Retinitis pigmentosa, which is the condition that causes vision loss in patients with Usher syndrome, is caused by mutations in many different genes. Research has shown that inflammation in the cells of the retina is an important contributor to progressive loss of vision in RP. This inflammation is driven by the innate immune system. This study examined several different immune mechanisms: TNFα, TLR, NLRP3, chemokines and JAK/STAT.
TNFα (Tumour necrosis factor alpha) is a signal released by immune cells and is present at high levels in the retina of those with RP. Mouse models have been used to show that reducing TNFα decreases photoreceptor death and improves function. Medications that reduce TNFα are already widely used for diseases like Crohn’s, and therefore testing these medications as therapeutics for RP is warranted.
TLRs (Toll-like receptors) help the body recognise harmful pathogens. TLR activity has been shown to increase retinal degeneration in RP models. Blocking this signaling pathway in mice increased the survival of photoreceptors. Thus, this is another target for potential therapies to treat RP.
NLRP3 is a protein known to be released as a defense against harmful stimuli. Canine models with RP exhibit increased levels of NLRP3. The antioxidant N-acetylecysteine (NAC) reduced this NLRP3 inflammatory response in mouse models of RP and improved survival of rod and cone cells.
Chemokines are another type of signal. Chemokine activity is reduced in RP retinal cell models before the photoreceptor cells begin to degenerate. Increasing chemokine release protects cone cells in mouse models of RP, suggesting that increasing these signals in patients with RP could be beneficial.
A fourth signaling pathway called JAK/STAT is involved in a wide range of functions in the body. Mouse models have indicated that this pathway may be involved in the loss of function in retinal cells seen in RP. There are many drugs that block JAK activity already being for various medical conditions.

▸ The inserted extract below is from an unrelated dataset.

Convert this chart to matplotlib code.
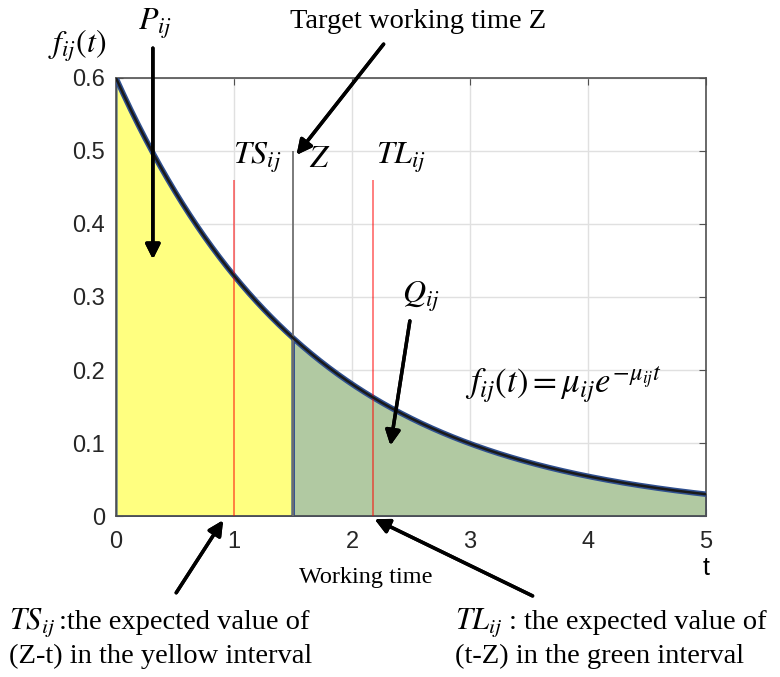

Thus, further research on these drugs as possible therapies for RP is suggested.
Early stage research has also indicated that the gut microbiome may be linked to retinal degeneration. The impact of a high-fat diet on gut microbiology may increase stress on retinal cells.
What this means for Usher syndrome: This paper highlights connections between inflammation and retinitis pigmentosa. Studies have shown that treatments that reduce inflammation could potentially protect the light-sensitive photoreceptor cells from becoming damaged. If these treatments could be proven to work in humans with retinitis pigmentosa, they would be gene agnostic. This means they would have the potential to treat retinitis pigmentosa caused by any type of genetic mutation, including Usher syndrome.